According to the article, Snapchat inks deal with MGM to develop original programming as it ramps up mobile TV offering, from The Drum: "The standalone programming will tell 'a complete narrative' in four to five minutes and shows will be shot with Snapchat's predominantly young audience in mind." These "shows" will appear in Snapchat's Discovery section for publishers and these MGM and Vice deals are just the beginning. Like you, I would be curious as to what these major entertainment and media companies feel can be done uniquely in this platform? Why can't new and complete narratives produced in four to five minute segments not be perfect for YouTube, Facebook, Instagram, or the brand's own web and mobile platforms? Will this mean that legacy media brands will make their way on to Snapchat? Does it means that they may reboot some classic brands for this format? Will it be all new content? According to The Drum article:
"...the deal will include concepts that are both new IP, as well as existing IP that are 'reimagined for a whole new audience,' and that shows are being developed for a wide range of formats, including documentaries, reality TV, scripted and unscripted, comedies and dramas."
Anything tangible to talk about here? Any real examples?
When MGM was pressed to explain what, exactly, this could look like on Snapchat, their President of Unscripted Television (this is his title... and I'm guessing that they just did not like the term "reality tv" in their title) said: "The team at Snap is thinking about mobile TV differently than anyone else in this space. They are innovators, and it presents us with a unique opportunity to flex our development and production muscle in a whole new way... We are excited to create content for their vast and hard to reach audience that consumes entertainment in a very specific fashion."
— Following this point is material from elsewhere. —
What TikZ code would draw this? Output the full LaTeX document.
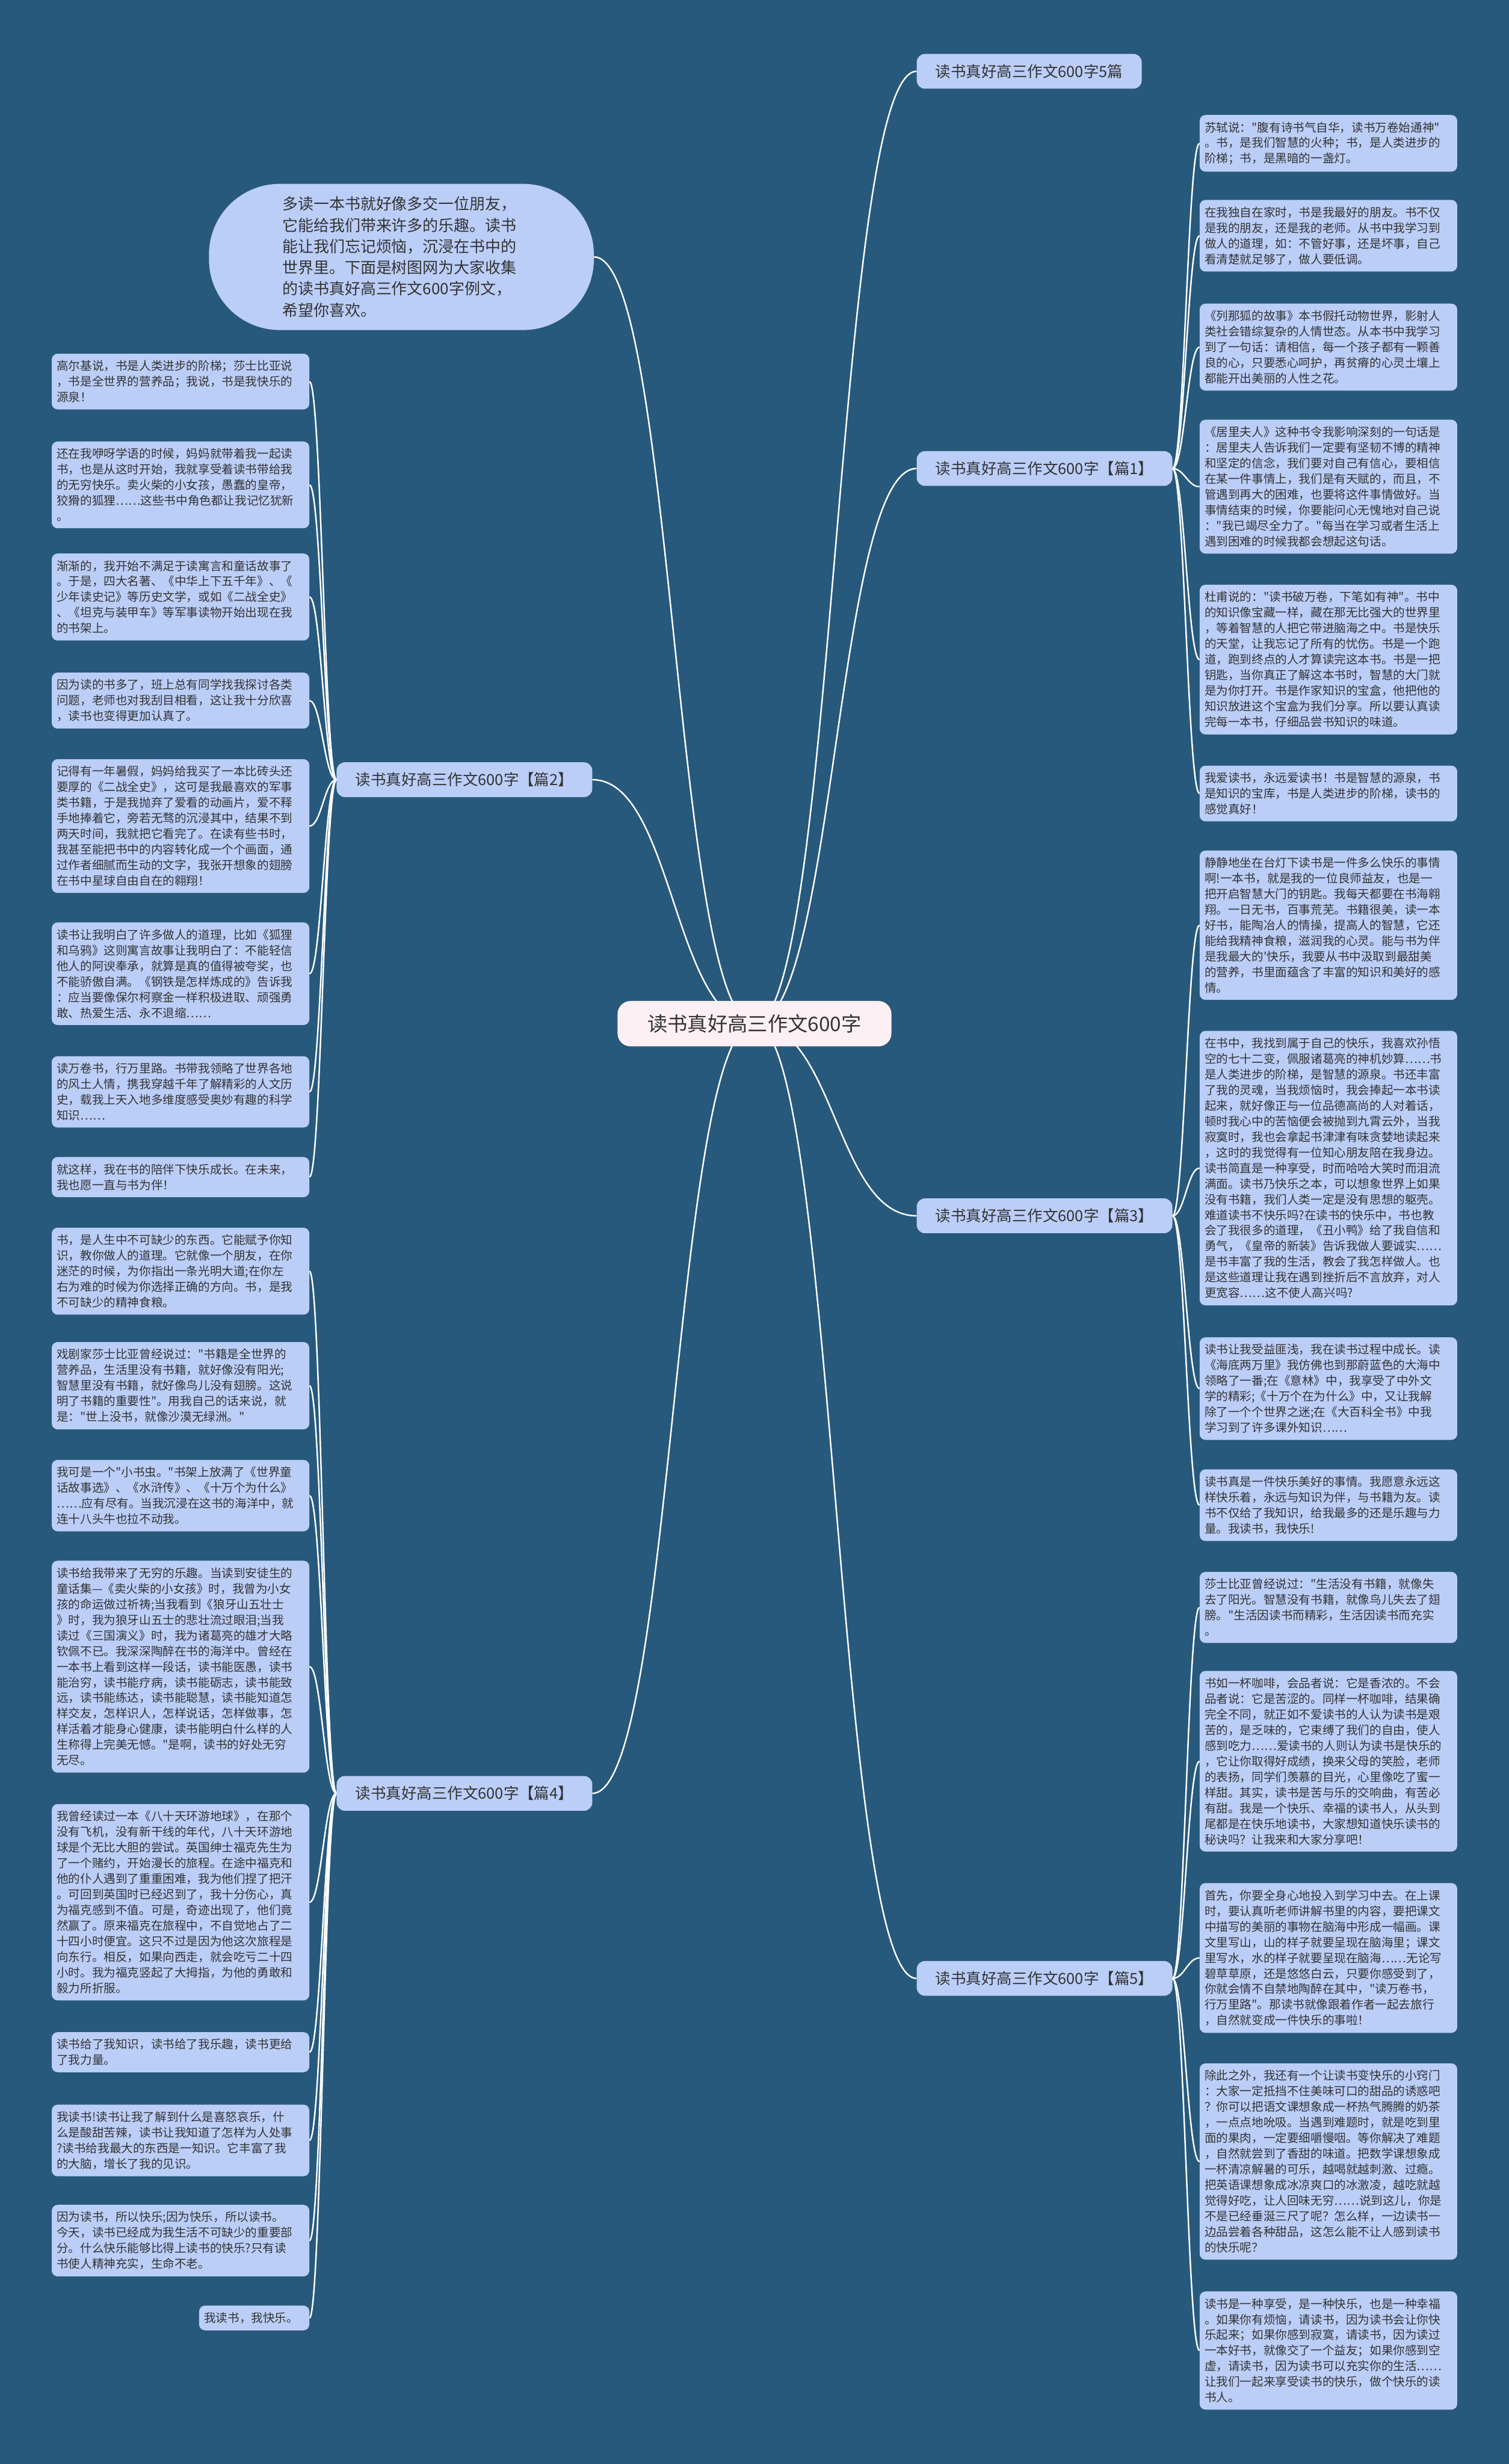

That tough to reach audience.
This will be the biggest challenge. It seems obvious enough how these deals come together. It's a simple recipe that we've seen countless times over the past few decades.
Take one part traditional media empire with ample catalogue.
Take one part new, hip, shiny, bright object that is struggling to find a solid long-term revenue and growth strategy.
Dash in an advertising revenue share model.
Bake with Madison Ave.
Let it sit for a couple of months.
Now let's see who comes to the table for seconds.
At first blush, this recipe might sound obvious, but let's dig a little deeper: Traditional media feel like they have lost this younger generation. As these non-regular television habits get formed, young people may never develop the same TV habits that generations before them had. "Get 'em while they're young," is how most brands think about longevity, whether they're selling mobile phones or chequing accounts. Habitually, we have a different young television consumer. Netflix sits side-by-side with standard programming, PVR functionality for time-shifting (which is starting to dwindle as streaming takes hold) and ad-skipping is pervasive (and base functionalities for all TV viewing today), while YouTube is right there too. Plus, plunking down in front of the 48 inch flat screen is no longer something valued over simply watching clips on a smartphone. In short, it's not just what's on the screen... the screen is pervasive and as prevalent in their lives as the pockets on their jeans. TV is no longer a destination. TV is no longer a destination with a set day and time. TV is another form of video content in a myriad of video content choices that are accessible in this one screen, mobile-first world.
This is about much more than reaching the Snapchat audience.
Perhaps, this is much more about branding than anything else? If these traditional major entertainment and media studios no longer have an audience that cares about how their content is consumed, but just wants access to anything, the play for these studios changes in a most disruptive way. Again, this truly diminishes the standard narrartives that we have read about digital transformation in the media business (how do they digitize and embrace this technology faster without a startup killing them?). Now, it's about brand. These studios have access to brands that have had major value in the past (and present). How do they ensure the brand value moving forward? The future of their brands must be anywhere where anyone might want to engage with it. Not easy.
Imagine that: the 800 pound gorillas looking for their next banana on whatever platform has the attention... even if it's not the one they intended it for.